A MAMLUK SILVER INLAID MINIATURE BRASS BOWL

SYRIA, MID-14TH CENTURY

Details
A MAMLUK SILVER INLAID MINIATURE BRASS BOWL
SYRIA, MID-14TH CENTURY
With angled sides and sloping shoulder rising to the triangular section rim, the shoulder with a band of elegant naskh interupted by bands of peonies and roundels containing birds all inlaid with silver, above a plain body with four inlaid cartouches rising from the foot and suspended from the shoulder, the mouth with a finely engraved band of running animals inlaid with silver, the base engraved and originally inlaid with paired birds within a geometrical lattice, the interior simply engraved with a band of fish around an inlaid roundel, eighty percent of silver present, one small dent to body
4in. (10cm.) diam. at mouth

Lot Essay

The naskhi inscription reads: al-'izz w'al-iqbal (...) li-mawlana al-kabir (...) al-majd al-'adil (?) al-'amili (Glory and prosperity (...) to our lord his great excellency, the righteous, the learned).

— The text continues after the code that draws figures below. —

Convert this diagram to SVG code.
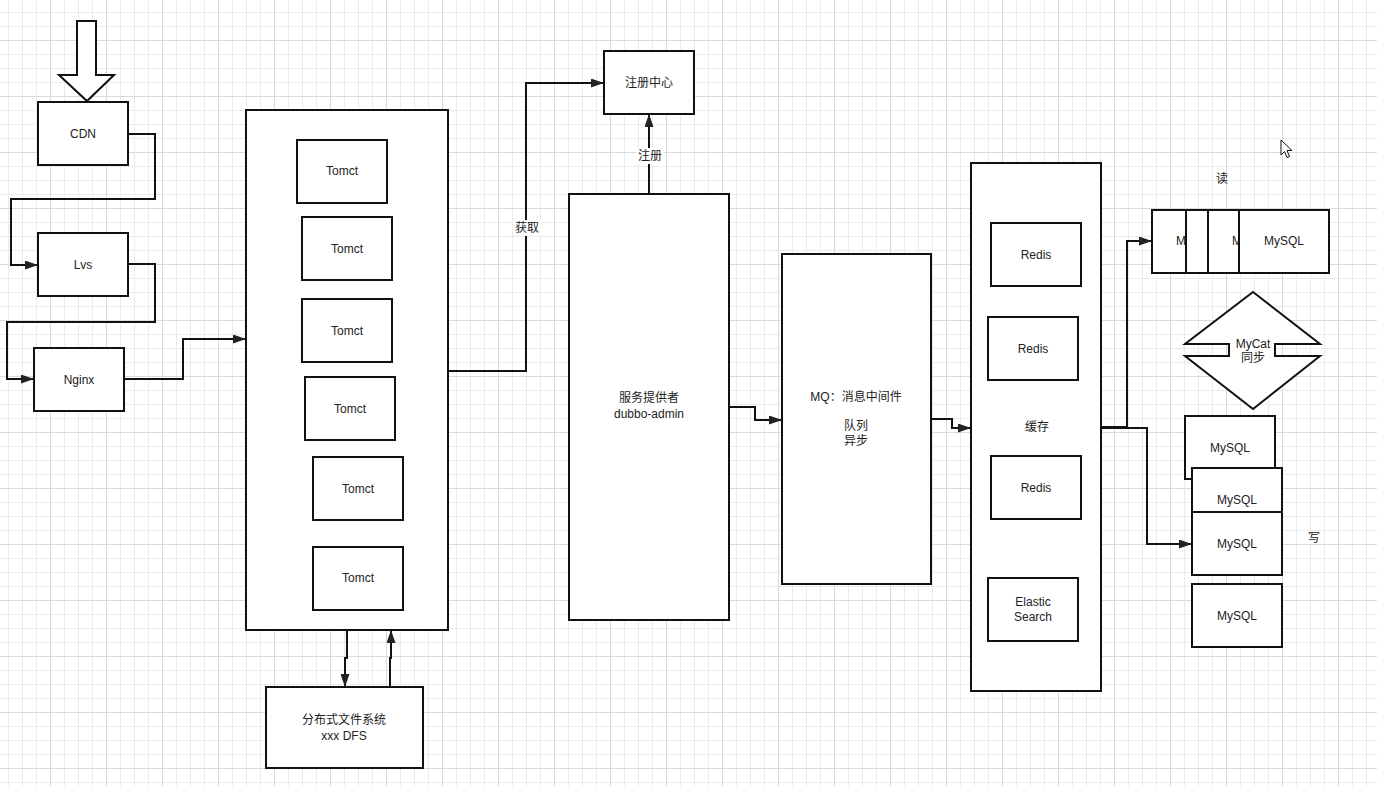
<svg xmlns="http://www.w3.org/2000/svg" width="1377" height="786" viewBox="0 0 1377 786">
<style>
.box{fill:#fff;stroke:#111;stroke-width:2}
.t{font-family:"Liberation Sans","Noto Sans CJK SC",sans-serif;font-size:12px;fill:#222;text-anchor:middle;dominant-baseline:central}
.s{text-anchor:start}
.c{fill:none;stroke:#111;stroke-width:2}
.lbl{fill:#fff}
</style>
<defs>
<pattern id="minor" width="14" height="14" x="8" y="12" patternUnits="userSpaceOnUse">
<rect width="14" height="1" fill="#ebebeb"/><rect width="1" height="14" fill="#ebebeb"/>
</pattern>
<pattern id="major" width="56" height="56" x="50" y="40" patternUnits="userSpaceOnUse">
<rect width="56" height="1" fill="#dadada"/><rect width="1" height="56" fill="#dadada"/>
</pattern>
<marker id="arr" markerWidth="13" markerHeight="9" refX="13" refY="4.5" orient="auto" markerUnits="userSpaceOnUse">
<path d="M0 0L13 4.5L0 9Z" fill="#222"/>
</marker>
</defs>
<rect width="1377" height="786" fill="#fff"/>
<rect width="1377" height="786" fill="url(#minor)"/>
<rect width="1377" height="786" fill="url(#major)"/>

<g id="entry-arrow">
<polygon class="box" points="77,21 96,21 96,75 114,75 87,101 59,75 77,75"/>
</g>

<g id="connectors">
<path class="c" d="M128 134H155V199H11V265H38" marker-end="url(#arr)"/>
<path class="c" d="M128 264H155V322H7V379H34" marker-end="url(#arr)"/>
<path class="c" d="M124 379H183V339H246" marker-end="url(#arr)"/>
<path class="c" d="M448 371H526V83H604" marker-end="url(#arr)"/>
<path class="c" d="M347 630V658H345V687" marker-end="url(#arr)"/>
<path class="c" d="M390 687V658H391V630" marker-end="url(#arr)"/>
<path class="c" d="M649 194V114" marker-end="url(#arr)"/>
<path class="c" d="M729 407H755V420H782" marker-end="url(#arr)"/>
<path class="c" d="M931 419H952V428H971" marker-end="url(#arr)"/>
<path class="c" d="M1101 427H1127V241H1152" marker-end="url(#arr)"/>
<path class="c" d="M1101 428H1147V544H1192" marker-end="url(#arr)"/>
<rect class="lbl" x="513" y="220" width="28" height="16"/>
<text class="t" x="527" y="228">获取</text>
<rect class="lbl" x="636" y="148" width="28" height="16"/>
<text class="t" x="650" y="156">注册</text>
</g>

<g id="cdn"><rect class="box" x="38" y="102" width="90" height="63"/><text class="t" x="83" y="134">CDN</text></g>
<g id="lvs"><rect class="box" x="38" y="233" width="90" height="63"/><text class="t" x="83" y="265">Lvs</text></g>
<g id="nginx"><rect class="box" x="34" y="348" width="90" height="63"/><text class="t" x="79" y="380">Nginx</text></g>

<g id="tomcat-cluster">
<rect class="box" x="246" y="110" width="202" height="520"/>
<g id="tomcat1"><rect class="box" x="297" y="140" width="90" height="63"/><text class="t" x="342" y="171">Tomct</text></g>
<g id="tomcat2"><rect class="box" x="302" y="217" width="90" height="63"/><text class="t" x="347" y="249">Tomct</text></g>
<g id="tomcat3"><rect class="box" x="302" y="299" width="90" height="63"/><text class="t" x="347" y="331">Tomct</text></g>
<g id="tomcat4"><rect class="box" x="305" y="377" width="90" height="63"/><text class="t" x="350" y="409">Tomct</text></g>
<g id="tomcat5"><rect class="box" x="313" y="457" width="90" height="63"/><text class="t" x="358" y="489">Tomct</text></g>
<g id="tomcat6"><rect class="box" x="313" y="547" width="90" height="63"/><text class="t" x="358" y="578">Tomct</text></g>
</g>

<g id="dfs"><rect class="box" x="266" y="687" width="157" height="81"/><text class="t" x="344" y="720">分布式文件系统</text><text class="t" x="344" y="736">xxx DFS</text></g>

<g id="registry"><rect class="box" x="604" y="51" width="90" height="63"/><text class="t" x="649" y="83">注册中心</text></g>

<g id="provider"><rect class="box" x="569" y="194" width="160" height="426"/><text class="t" x="649" y="398">服务提供者</text><text class="t" x="649" y="414">dubbo-admin</text></g>

<g id="mq"><rect class="box" x="782" y="254" width="149" height="330"/><text class="t" x="856" y="397">MQ：消息中间件</text><text class="t" x="856" y="426">队列</text><text class="t" x="856" y="441">异步</text></g>

<g id="cache">
<rect class="box" x="971" y="163" width="130" height="528"/>
<text class="t" x="1037" y="427">缓存</text>
<g id="redis1"><rect class="box" x="991" y="223" width="90" height="63"/><text class="t" x="1036" y="255">Redis</text></g>
<g id="redis2"><rect class="box" x="988" y="317" width="90" height="63"/><text class="t" x="1033" y="349">Redis</text></g>
<g id="redis3"><rect class="box" x="991" y="456" width="90" height="63"/><text class="t" x="1036" y="488">Redis</text></g>
<g id="es"><rect class="box" x="988" y="578" width="90" height="63"/><text class="t" x="1033" y="602">Elastic</text><text class="t" x="1033" y="617">Search</text></g>
</g>

<g id="read-label"><text class="t" x="1222" y="179">读</text></g>
<g id="read-mysql">
<g id="rm1"><rect class="box" x="1152" y="210" width="90" height="63"/><text class="t s" x="1176" y="241">M</text></g>
<g id="rm2"><rect class="box" x="1186" y="210" width="90" height="63"/></g>
<g id="rm3"><rect class="box" x="1208" y="210" width="90" height="63"/><text class="t s" x="1232" y="241">M</text></g>
<g id="rm4"><rect class="box" x="1239" y="210" width="90" height="63"/><text class="t" x="1284" y="241">MySQL</text></g>
</g>

<g id="mycat">
<polygon class="box" points="1253,292 1320,344 1275,344 1275,356 1320,356 1253,409 1185,356 1229,356 1229,344 1185,344"/>
<text class="t" x="1253" y="344">MyCat</text><text class="t" x="1253" y="358">同步</text>
</g>

<g id="write-mysql">
<g id="wm1"><rect class="box" x="1185" y="416" width="90" height="63"/><text class="t" x="1230" y="448">MySQL</text></g>
<g id="wm2"><rect class="box" x="1192" y="468" width="90" height="63"/><text class="t" x="1237" y="500">MySQL</text></g>
<g id="wm3"><rect class="box" x="1192" y="512" width="90" height="63"/><text class="t" x="1237" y="544">MySQL</text></g>
<g id="wm4"><rect class="box" x="1192" y="584" width="90" height="63"/><text class="t" x="1237" y="616">MySQL</text></g>
</g>
<g id="write-label"><text class="t" x="1314" y="538">写</text></g>

<g id="cursor">
<path d="M1281 140L1281 155L1284.5 151.5L1287 157.5L1289.5 156.5L1287 150.5L1292 150.5Z" fill="#fff" stroke="#111" stroke-width="1"/>
</g>
</svg>
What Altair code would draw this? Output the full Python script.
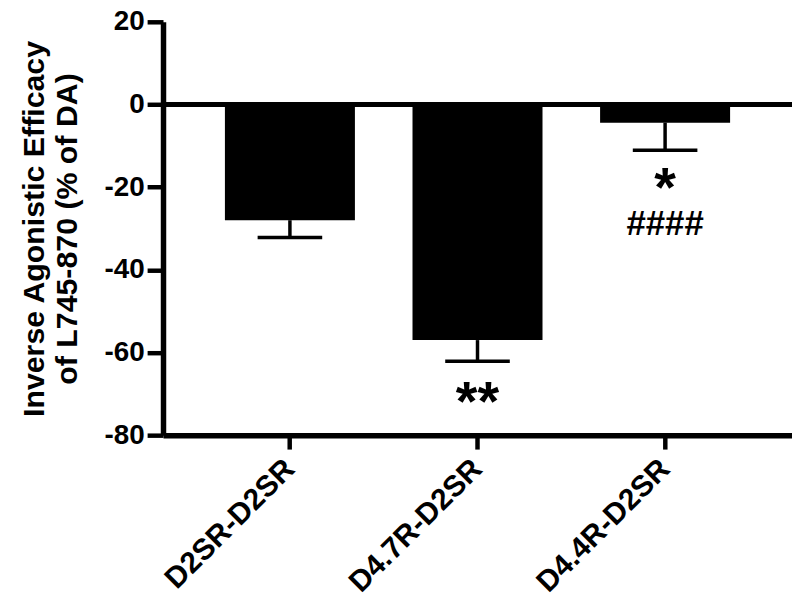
import altair as alt
import pandas as pd

categories = ["D2SR-D2SR", "D4.7R-D2SR", "D4.4R-D2SR"]
means = [-28.0, -57.0, -4.4]
sem = [4.2, 5.1, 6.7]

star_cats = ["D4.7R-D2SR", "D4.4R-D2SR"]
star_text = ["**", "*"]
star_y = [-76.3, -24.6]
hash_cats = ["D4.4R-D2SR"]
hash_text = ["####"]
hash_y = [-31.5]

FONT = "Liberation Sans"

df = pd.DataFrame({
    "cat": categories,
    "mean": means,
    "low": [m - s for m, s in zip(means, sem)],
    "z": [0.0] * len(categories),
})
stars = pd.DataFrame({"cat": star_cats, "txt": star_text, "y": star_y})
hashes = pd.DataFrame({"cat": hash_cats, "txt": hash_text, "y": hash_y})

xscale = alt.Scale(domain=categories, paddingInner=0.307, paddingOuter=0.33)
yscale = alt.Scale(domain=[-80, 20], nice=False, zero=False)

x_enc = alt.X("cat:N", scale=xscale, sort=categories, title=None,
              axis=alt.Axis(labelAngle=-45, labelFontSize=30, labelFont=FONT,
                            labelFontWeight="bold", labelColor="black",
                            labelAlign="right", labelBaseline="middle",
                            labelPadding=15, labelLimit=400,
                            domainWidth=5.5, domainColor="black",
                            tickWidth=4.5, tickSize=14, tickColor="black"))
y_enc = alt.Y("mean:Q", scale=yscale,
              title=["Inverse Agonistic Efficacy", "of L745-870 (% of DA)"],
              axis=alt.Axis(values=[-80, -60, -40, -20, 0, 20], grid=False,
                            labelExpr="datum.value < 0 ? '-' + abs(datum.value) : '' + datum.value",
                            labelFontSize=28, labelFont=FONT, labelFontWeight="bold",
                            labelColor="black", labelPadding=3,
                            domainWidth=5.5, domainColor="black",
                            tickWidth=4.5, tickSize=16, tickColor="black",
                            titleFontSize=30.5, titleFont=FONT, titleFontWeight="bold",
                            titleColor="black", titlePadding=22, titleLineHeight=33))

xs = alt.X("cat:N", scale=xscale, sort=categories)

bars = alt.Chart(df).mark_bar(color="black", opacity=1).encode(x=x_enc, y=y_enc, y2="z:Q")

err = alt.Chart(df).mark_rule(color="black", strokeWidth=3.5, opacity=1).encode(
    x=xs, y=alt.Y("mean:Q", scale=yscale), y2="low:Q")

caps = alt.Chart(df).mark_tick(color="black", size=65, thickness=3.5, opacity=1,
                               orient="horizontal").encode(
    x=xs, y=alt.Y("low:Q", scale=yscale))

zero = alt.Chart(df).mark_rule(color="black", strokeWidth=5, opacity=1).encode(
    y=alt.Y("z:Q", scale=yscale))

star_layer = alt.Chart(stars).mark_text(color="black", font=FONT, fontSize=56,
                                        fontWeight="bold", baseline="alphabetic",
                                        align="center").encode(
    x=xs, y=alt.Y("y:Q", scale=yscale), text="txt:N")

hash_layer = alt.Chart(hashes).mark_text(color="black", font=FONT, fontSize=35,
                                         fontWeight="bold", baseline="alphabetic",
                                         align="center").encode(
    x=xs, y=alt.Y("y:Q", scale=yscale), text="txt:N")

chart = alt.layer(bars, err, caps, zero, star_layer, hash_layer).properties(
    width=633, height=416,
    autosize=alt.AutoSizeParams(type="none"),
    padding={"left": 156, "top": 12, "right": 0, "bottom": 166},
    background="white",
).configure_view(stroke=None)

chart.save("out.html", embed_options={"renderer": "svg", "actions": False})
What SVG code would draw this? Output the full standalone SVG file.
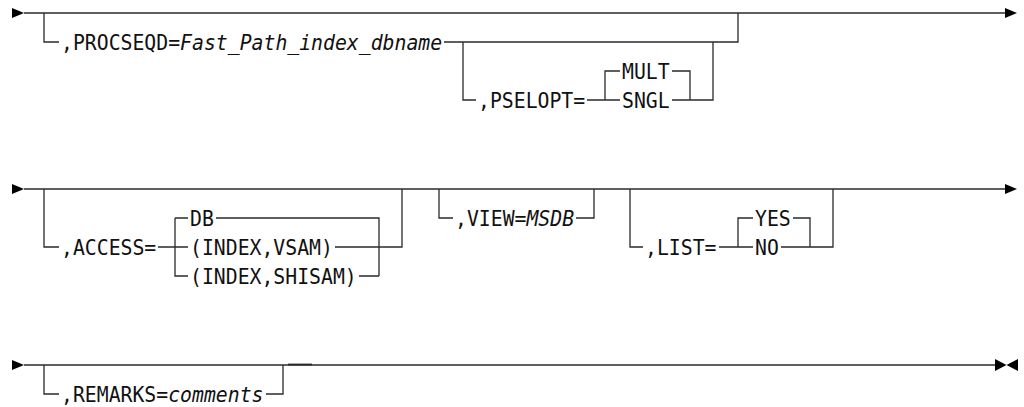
<svg xmlns="http://www.w3.org/2000/svg" width="1024" height="407" viewBox="0 0 1024 407">
<style>
  .ln { fill: none; stroke: #2a2a2a; stroke-width: 1.3; }
  .t { font-family: "DejaVu Sans Mono", "Liberation Mono", monospace; font-size: 19.8px; fill: #111; }
  .v { font-style: italic; }
  .ah { fill: #000; }
</style>
<rect width="1024" height="407" fill="#fff"/>
<g id="connectors">
  <!-- row 1 -->
  <path class="ln" d="M24 13 H1005"/>
  <path class="ln" d="M44 13 V42 H59 M444 42 H738 V13"/>
  <path class="ln" d="M463 42 V100 H476 M587 100 H620 M605 100 V71 H620 M672 71 H690 V100 M672 100 H713 V42"/>
  <!-- row 2 -->
  <path class="ln" d="M24 189 H1005"/>
  <path class="ln" d="M44 189 V247 H59 M158 247 H188 M175 218 V276 H188 M175 218 H188 M216 218 H379 V276 M359 276 H379 M335 247 H402 V189"/>
  <path class="ln" d="M439 189 V218 H453 M576 218 H594 V189"/>
  <path class="ln" d="M630 189 V247 H643 M719 247 H753 M738 247 V218 H753 M793 218 H810 V247 M781 247 H833 V189"/>
  <!-- row 3 -->
  <path class="ln" d="M24 365 H995"/>
  <path class="ln" d="M44 365 V394 H59 M266 394 H283 V365"/>
  <path d="M288 364.5 H312" stroke="#2a2a2a" stroke-width="1.8" fill="none"/>
  <!-- arrowheads -->
  <polygon class="ah" points="12,8 24,13 12,18"/>
  <polygon class="ah" points="1005,8 1017,13 1005,18"/>
  <polygon class="ah" points="12,184 24,189 12,194"/>
  <polygon class="ah" points="1005,184 1017,189 1005,194"/>
  <polygon class="ah" points="12,360 24,365 12,370"/>
  <polygon class="ah" points="995,359 1006.5,365 995,371"/>
  <polygon class="ah" points="1018,359 1006.5,365 1018,371"/>
</g>
<g id="procseqd" transform="translate(0 50) scale(1 1.085)">
  <text class="t" x="61" y="0">,PROCSEQD=<tspan class="v">Fast_Path_index_dbname</tspan></text>
</g>
<g id="pselopt" transform="translate(0 108) scale(1 1.085)"><text class="t" x="478" y="0">,PSELOPT=</text></g>
<g id="mult" transform="translate(0 79) scale(1 1.085)"><text class="t" x="622" y="0">MULT</text></g>
<g id="sngl" transform="translate(0 108) scale(1 1.085)"><text class="t" x="622" y="0">SNGL</text></g>
<g id="access" transform="translate(0 255) scale(1 1.085)"><text class="t" x="61" y="0">,ACCESS=</text></g>
<g id="db" transform="translate(0 226) scale(1 1.085)"><text class="t" x="190" y="0">DB</text></g>
<g id="index-vsam" transform="translate(0 255) scale(1 1.085)"><text class="t" x="190" y="0">(INDEX,VSAM)</text></g>
<g id="index-shisam" transform="translate(0 284) scale(1 1.085)"><text class="t" x="190" y="0">(INDEX,SHISAM)</text></g>
<g id="view" transform="translate(0 226) scale(1 1.085)">
  <text class="t" x="455" y="0">,VIEW=<tspan class="v">MSDB</tspan></text>
</g>
<g id="list" transform="translate(0 255) scale(1 1.085)"><text class="t" x="645" y="0">,LIST=</text></g>
<g id="yes" transform="translate(0 226) scale(1 1.085)"><text class="t" x="755" y="0">YES</text></g>
<g id="no" transform="translate(0 255) scale(1 1.085)"><text class="t" x="755" y="0">NO</text></g>
<g id="remarks" transform="translate(0 402) scale(1 1.085)">
  <text class="t" x="61" y="0">,REMARKS=<tspan class="v">comments</tspan></text>
</g>
</svg>
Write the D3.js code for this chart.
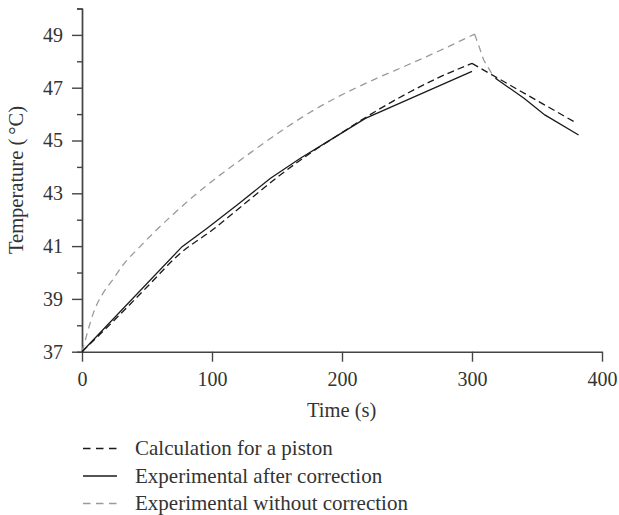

This is one of a small number of silver inlaid brass bowls of this shape, all of which were made in the 14th century, probably in Syria, the majority of which are larger in size than this example. One in the Nuhad es-Said Collection can be dated to 1354-61 AD (Allan, J.W.: Islamic Metalwork, the Nuhad es-Said Collection London, 1982, no.22, pp.102-3), a date which corresponds to that of a similar bowl in Boston dedicated to an officer under al-Nasir Hasan (1347-51 and 1354-61) (Coomaraswamy, A.: 'Two examples of Muhammadan Metalwork', Bulletin of the Museum of Fine Arts, Boston, Vol.XXIX, August 1931, pp.70-71). Other examples of this small group are in the Museo Civico, Turin, the Museum fr Islamische Kunst, Berlin (both in Baer, E.: Metalwork in Medieval Islamic Art, New York, 1983, pp.114-5) and a small example inlaid in silver and gold offered in these Rooms 26 April 1994, lot 312.